What is the Plantar Fascia?Sometimes called plantar heel pain, plantar fasciitis occurs when the thick, fibrous band of tissue called the plantar fascia that connects your heel bone to your toes becomes inflamed. The plantar fascia supports the arch of your foot and is a ligament made of collagen, a more rigid protein than what makes up a tendon.
What Causes Plantar Fasciitis?There are a number of causes associated with plantar fasciitis. For example, anything that puts extra stress on your fee, such as poorly cushioned or ill fitting shoes, can lead to plantar fasciitis. Pain may be more prominent when the patient first wake up in the morning or after they have been sitting for prolonged periods of time. Your weight and age may also affect your plantar fascia; middle age adults and people who are overweight are more prone to plantar fasciitis. If you do repetitive activities on a day-to-day basis such as prolonged standing or walking, or activities like running, you may experience pain related to an irritated or inflamed plantar fascia. Interestingly enough, while people sometimes attribute plantar fasciitis with heel spurs, it has now been found that plantar fasciitis leads to the development of heel spurs rather than heel spurs causing plantar fasciitis.
Plantar Fasciitis Diagnosis and TreatmentA podiatrist often only needs to perform a physical exam in order to determine if a patient has plantar fasciitis.

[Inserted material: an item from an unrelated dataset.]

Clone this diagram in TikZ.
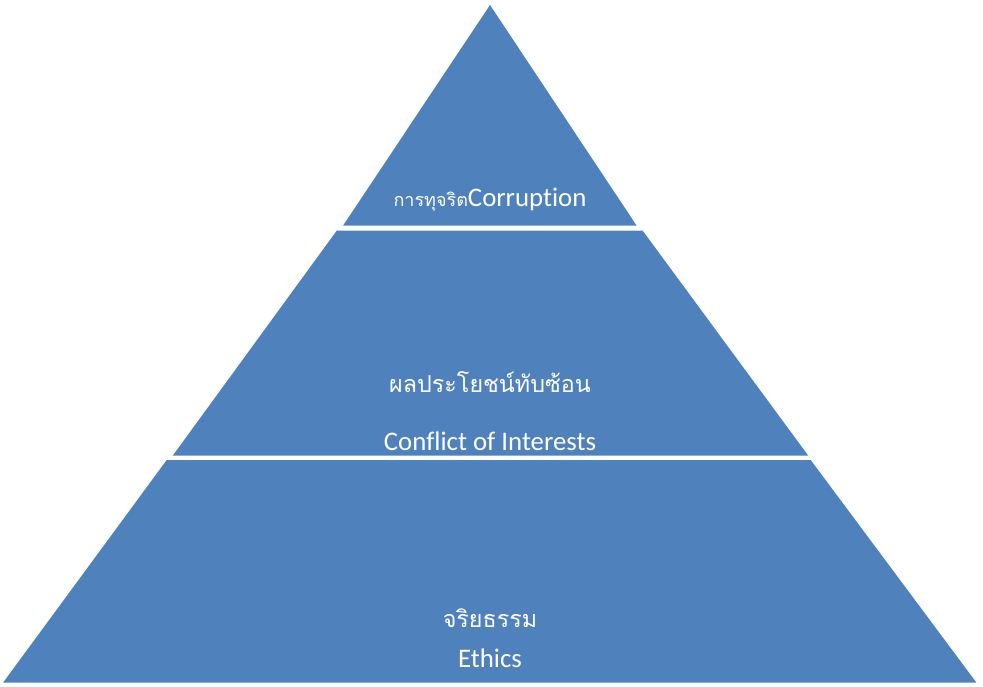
\documentclass[tikz,border=0pt]{standalone}
\usepackage{fontspec}
\setmainfont[Ligatures=NoCommon]{Carlito}
\newfontfamily\thaifont[Script=Thai]{Loma}
\definecolor{pyrblue}{HTML}{4F81BD}
\tikzset{
  band/.style={fill=pyrblue, draw=none},
  lbl/.style={text=white, inner sep=0pt, anchor=center, font=\fontsize{26.8}{30}\selectfont},
  thlbl/.style={text=white, inner sep=0pt, anchor=center, font=\thaifont\fontsize{23.3}{28}\selectfont}
}
\begin{document}
\begin{tikzpicture}[x=1pt,y=-1pt]
\useasboundingbox (0,0) rectangle (983,686);
% bands
\fill[band] (490,5) -- (636.7,225.7) -- (343,225.7) -- cycle;
\fill[band] (336.7,230.7) -- (642.7,230.7) -- (808.3,455.7) -- (172.7,455.7) -- cycle;
\fill[band] (166.7,460) -- (810.7,460) -- (976.5,682.7) -- (3,682.7) -- cycle;
% labels
\node[lbl] (top) at (490,200) {{\thaifont\fontsize{18}{22}\selectfont การทุจริต}Corruption};
\node[thlbl] (midth) at (490,382) {ผลประโยชน์ทับซ้อน};
\node[lbl] (miden) at (490,441) {Conflict of Interests};
\node[thlbl] (botth) at (490,618) {จริยธรรม};
\node[lbl] (boten) at (490,658) {Ethics};
\end{tikzpicture}
\end{document}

From there, they can come up with a treatment plan which may include:
- Rest – If exercise or repetitive motions are causing plantar fasciitis, the foot doctor may prescribe rest.
- Ice and Anti-Inflammatory Medications – Putting ice on your heel and taking nonsteroidal anti-inflammatory drug (NSAID) such as ibuprofen (Advil or Motrin, for example) or naproxen (Aleve, for example) in order to reduce pain.
- Better Shoes – The condition of your shoes may be causing inflammation in your plantar fascia. Shoes with better arch support, well-cushioned soles, and improved shock absorption can reduce the inflammation and, ultimately, the heel pain.
- Orthotics and Better Foot Support – If you tend to go barefoot around your house or wear slippers, wear shoes as soon as you wake up in order to give your feet more stability. If you wear different types of shoes depending on the occasion, shoe inserts such as orthotics can be helpful to have because they can be moved from one pair of shoes to another and are molded to your feet.
- Foot Exercises – Stretching your calves, doing toe exercises, and other types of exercises that can directly improve your ligament will help make it more flexible and reduce your plantar fasciitis pain.